== WORK TO BE COMPLETED ==
Copy each line of the entries beneath that contains the word "Write".

== TASK DATA ==
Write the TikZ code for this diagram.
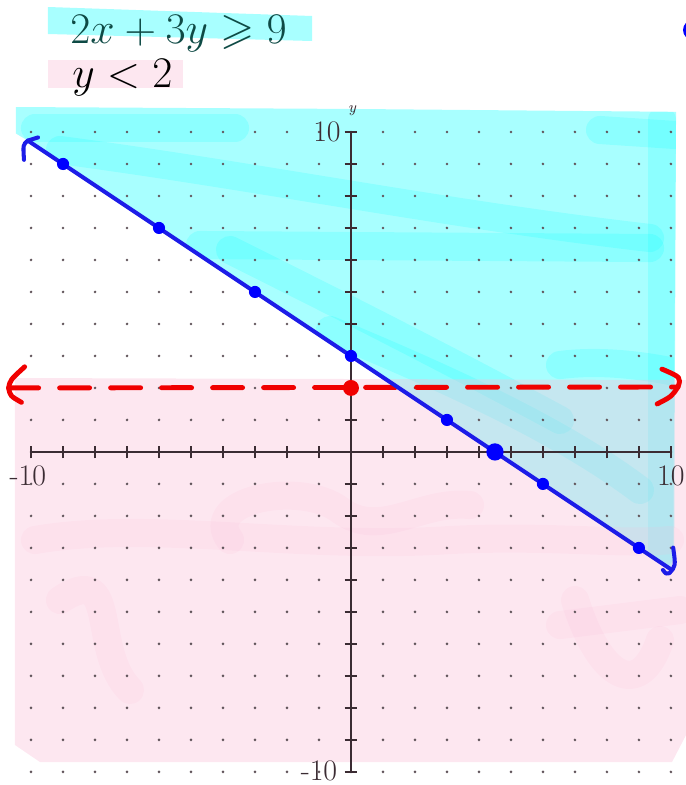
\documentclass[tikz,border=0pt]{standalone}
\usepackage{amssymb}
\usepackage{tikz}
\usetikzlibrary{calc}
\definecolor{hlcyan}{RGB}{0,255,255}
\definecolor{hlpink}{RGB}{250,188,214}
\definecolor{axgray}{HTML}{3B2C33}
\definecolor{ink}{HTML}{0E4A45}
\definecolor{penblue}{RGB}{28,28,232}
\definecolor{penred}{RGB}{240,0,0}

\begin{document}
\begin{tikzpicture}[x=0.64cm,y=0.64cm,
  ax/.style={draw=axgray,line width=1.6pt},
  tk/.style={draw=axgray,line width=1.3pt},
  gdot/.style={fill=axgray!80},
  lbl/.style={font=\fontsize{17}{19}\selectfont,text=axgray,inner sep=0pt},
  bl/.style={draw=penblue,line width=2.3pt,line cap=round,line join=round},
  bdot/.style={fill=blue},
  rd/.style={draw=penred,line width=2.8pt,line cap=round,line join=round},
  cstroke/.style={draw=hlcyan,opacity=0.17,line width=16pt,line cap=round,line join=round},
  pstroke/.style={draw=hlpink,opacity=0.15,line width=16pt,line cap=round,line join=round}]
  \clip (-10.97,-10.41) rectangle (10.47,14.125);
  % shaded regions
  \fill[hlcyan,opacity=0.34] (-10.47,10.78) -- (0,10.72) -- (10.16,10.63) -- (10.1,-3.2) -- (10,-3.67) -- (-10.1,9.73) -- (-10.47,9.95) -- cycle;
  \begin{scope}[shift={(-10.97,14.125)},x=0.02cm,y=-0.02cm]
    % marker strokes (cyan)
    \begin{scope}
      \clip (16,107) -- (676,112) -- (673,560) -- (668,567) -- (28,141) -- (16,136) -- cycle;
      \draw[cstroke] (35,128) -- (235,128);
      \draw[cstroke] (60,150) .. controls (250,175) and (450,215) .. (650,238);
      \draw[cstroke] (200,245) -- (650,248);
      \draw[cstroke] (230,250) .. controls (330,300) and (430,350) .. (560,420);
      \draw[cstroke] (330,330) .. controls (450,380) and (560,430) .. (640,490);
      \draw[cstroke] (662,120) -- (662,555);
      \draw[cstroke] (560,365) .. controls (600,360) and (640,365) .. (675,372);
      \draw[cstroke] (600,130) -- (675,135);
    \end{scope}
    % pink region and strokes
    \fill[hlpink,opacity=0.36] (15,378) -- (686,380) -- (686,735) -- (672,762) -- (40,762) -- (15,745) -- cycle;
    \draw[pstroke] (35,540) .. controls (150,520) and (300,550) .. (450,540) .. controls (550,535) and (620,545) .. (670,540);
    \draw[pstroke] (230,540) .. controls (200,500) and (300,480) .. (340,510) .. controls (380,540) and (420,500) .. (470,505);
    \draw[pstroke] (60,600) .. controls (120,560) and (90,650) .. (130,690);
    \draw[pstroke] (575,600) .. controls (600,680) and (640,700) .. (660,640);
    \draw[pstroke] (560,625) -- (680,610);
    % cut-off dot at the top right
    \fill[blue] (693,30) circle (10);
    % title highlights
    \fill[hlcyan,opacity=0.34] (48,7) -- (312,16) -- (312,41) -- (48,34) -- cycle;
    \fill[hlpink,opacity=0.36] (48,60) -- (183,60) -- (183,88) -- (48,88) -- cycle;
  \end{scope}
  % titles
  \node[anchor=base west,text=ink,inner sep=0pt,font=\fontsize{25}{30}\selectfont] (ineq1) at (-8.78,12.78) {$2x+3y\geqslant 9$};
  \node[anchor=base west,text=black,inner sep=0pt,font=\fontsize{25}{30}\selectfont] (ineq2) at (-8.72,11.4) {$y<2$};
  % dot grid
  \foreach \i in {-10,...,10}
    \foreach \j in {-10,...,10}
      \fill[gdot] (\i,\j) circle (0.045);
  % axes
  \draw[ax] (-10,0) -- (10,0);
  \draw[ax] (0,-10) -- (0,10);
  \foreach \i in {-10,...,10} {
    \draw[tk] (\i,-0.2) -- (\i,0.2);
    \draw[tk] (-0.2,\i) -- (0.2,\i);
  }
  \node[lbl] (ytop) at (-0.75,10) {10};
  \node[lbl,font=\itshape\small] (ylab) at (0.03,10.66) {y};
  \node[lbl] (ybot) at (-1,-9.98) {-10};
  \node[lbl] (xleft) at (-10.1,-0.75) {-10};
  \node[lbl] (xright) at (10,-0.75) {10};
  % y < 2 boundary
  \coordinate (ra) at (-10.7,2);
  \coordinate (rb) at (10.22,2.03);
  \draw[rd,dash pattern=on 0.6cm off 0.42cm] (ra) -- (rb);
  \draw[rd] ($(ra)+(0.5,0.66)$) .. controls ($(ra)+(0.05,0.25)$) .. (ra) .. controls ($(ra)+(0.05,-0.25)$) .. ($(ra)+(0.4,-0.45)$);
  \draw[rd] ($(rb)+(-0.5,0.56)$) .. controls ($(rb)+(0.1,0.3)$) .. (rb) .. controls ($(rb)+(-0.2,-0.3)$) .. ($(rb)+(-0.65,-0.53)$);
  \fill[penred] (0,2) circle (0.25);
  % 2x + 3y = 9 boundary
  \coordinate (bla) at (-10.1,9.73);
  \coordinate (blb) at (10,-3.67);
  \draw[bl] (bla) -- (blb);
  \draw[bl] ($(bla)+(0.32,0.1)$) -- (bla) .. controls ($(bla)+(-0.15,-0.12)$) .. ($(bla)+(-0.12,-0.6)$);
  \draw[bl] ($(blb)+(0.07,0.68)$) .. controls ($(blb)+(0.15,0.1)$) .. ($(blb)+(-0.05,-0.12)$) .. controls ($(blb)+(-0.15,-0.15)$) .. ($(blb)+(-0.25,-0.02)$);
  \foreach \p in {(-9,9),(-6,7),(-3,5),(0,3),(3,1),(6,-1),(9,-3)}
    \fill[bdot] \p circle (0.19);
  \fill[bdot] (4.5,0) circle (0.27);
\end{tikzpicture}
\end{document}
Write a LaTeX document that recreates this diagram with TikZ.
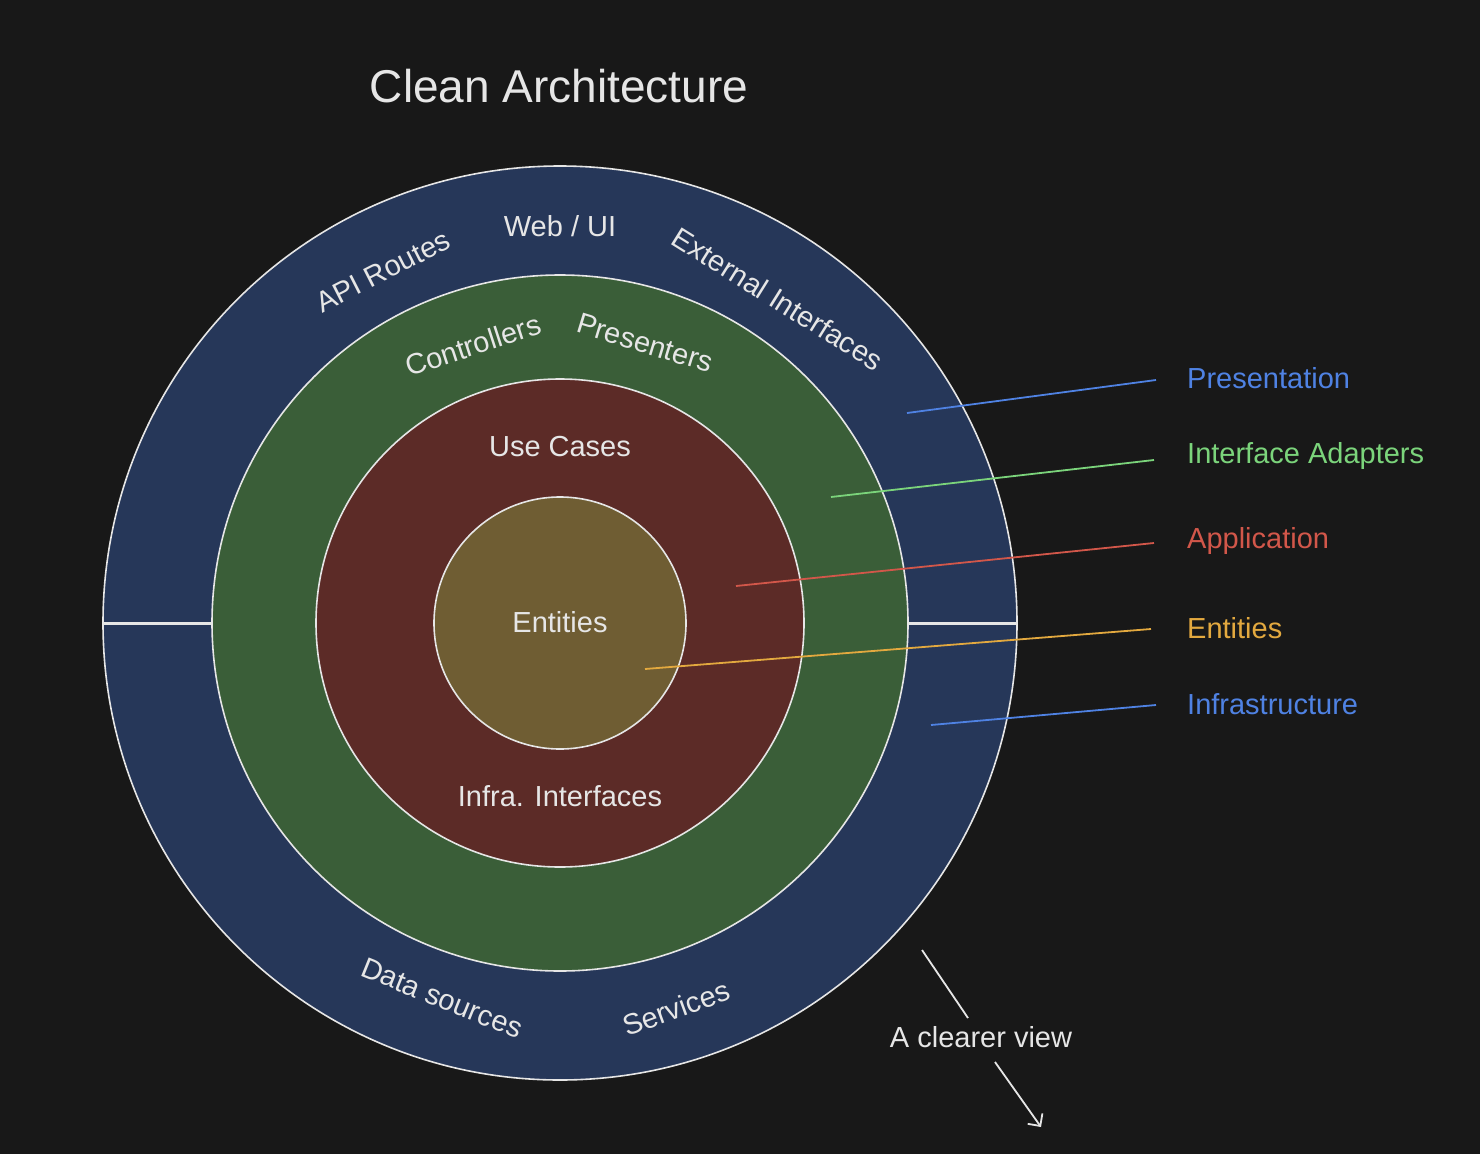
\documentclass[tikz,border=0pt]{standalone}
\usepackage{fontspec}
\setmainfont{Liberation Sans}
\usetikzlibrary{arrows.meta}
\definecolor{bg}{HTML}{181818}
\definecolor{ringblue}{HTML}{263759}
\definecolor{ringgreen}{HTML}{3A5E38}
\definecolor{ringred}{HTML}{5C2B27}
\definecolor{ringyellow}{HTML}{6F5D33}
\definecolor{ink}{HTML}{E6E6E6}
\definecolor{lblue}{HTML}{4F82E3}
\definecolor{lgreen}{HTML}{7BD47B}
\definecolor{lred}{HTML}{D2574A}
\definecolor{lorange}{HTML}{E3A93F}
\tikzset{
  ring/.style={circle, draw=ink, line width=1.6pt, inner sep=0pt},
  txt/.style={text=ink, font=\fontsize{29}{34}\selectfont, inner sep=0pt},
  legend/.style={font=\fontsize{29}{34}\selectfont, anchor=west, inner sep=0pt},
  leader/.style={line width=1.8pt},
  divider/.style={draw=ink, line width=3pt}
}
\begin{document}
\begin{tikzpicture}[x=1pt,y=-1pt]
\fill[bg] (0,0) rectangle (1480,1154);
\useasboundingbox (0,0) rectangle (1480,1154);
\coordinate (c) at (560,623);
\node[ring, fill=ringblue, minimum size=914pt] (outer) at (c) {};
\node[ring, fill=ringgreen, minimum size=696pt] (adapt) at (c) {};
\node[ring, fill=ringred, minimum size=488pt] (app) at (c) {};
\node[ring, fill=ringyellow, minimum size=252pt] (ent) at (c) {};
% dividers
\draw[divider] (outer.west) -- (adapt.west);
\draw[divider] (adapt.east) -- (outer.east);
% title
\node[text=ink, font=\fontsize{46}{54}\selectfont, inner sep=0pt] (title) at (559,86) {Clean Architecture};
% outer ring labels
\node[txt, rotate=27] (api) at (383,271) {API Routes};
\node[txt] (web) at (560,226) {Web / UI};
\node[txt, rotate=-32] (ext) at (778,299) {External Interfaces};
\node[txt, rotate=-22] (data) at (442,998) {Data sources};
\node[txt, rotate=20] (serv) at (676,1008) {Services};
% green ring labels
\node[txt, rotate=18] (ctrl) at (473,345) {Controllers};
\node[txt, rotate=-17] (pres) at (645,343) {Presenters};
% red ring labels
\node[txt] (uc) at (560,447) {Use Cases};
\node[txt] (infra) at (560,796) {Infra. Interfaces};
% center
\node[txt] (entl) at (560,622) {Entities};
% legend
\node[legend, text=lblue] (lpres) at (1187,378) {Presentation};
\node[legend, text=lgreen] (ladapt) at (1187,456) {Interface Adapters};
\node[legend, text=lred] (lapp) at (1187,541) {Application};
\node[legend, text=lorange] (lent) at (1187,628) {Entities};
\node[legend, text=lblue] (linfra) at (1187,704) {Infrastructure};
\coordinate (p1) at (907,413);
\coordinate (p1e) at (1156,380);
\coordinate (p2) at (831,497);
\coordinate (p2e) at (1154,460);
\coordinate (p3) at (736,586);
\coordinate (p3e) at (1154,543);
\coordinate (p4) at (645,669);
\coordinate (p4e) at (1151,629);
\coordinate (p5) at (931,725);
\coordinate (p5e) at (1156,705);
\draw[leader, lblue] (p1) -- (p1e);
\draw[leader, lgreen] (p2) -- (p2e);
\draw[leader, lred] (p3) -- (p3e);
\draw[leader, lorange] (p4) -- (p4e);
\draw[leader, lblue] (p5) -- (p5e);
% a clearer view
\node[txt] (view) at (981,1037) {A clearer view};
\coordinate (v1) at (922,950);
\coordinate (v2) at (968,1018);
\coordinate (v3) at (995,1062);
\coordinate (v4) at (1041,1127);
\draw[ink, line width=1.8pt] (v1) -- (v2);
\draw[ink, line width=1.8pt, -{Straight Barb[length=9pt,width=18pt]}] (v3) -- (v4);
\end{tikzpicture}
\end{document}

== SOLUTION FOR THIS TASK ==
Write the TikZ code for this diagram.
Write a LaTeX document that recreates this diagram with TikZ.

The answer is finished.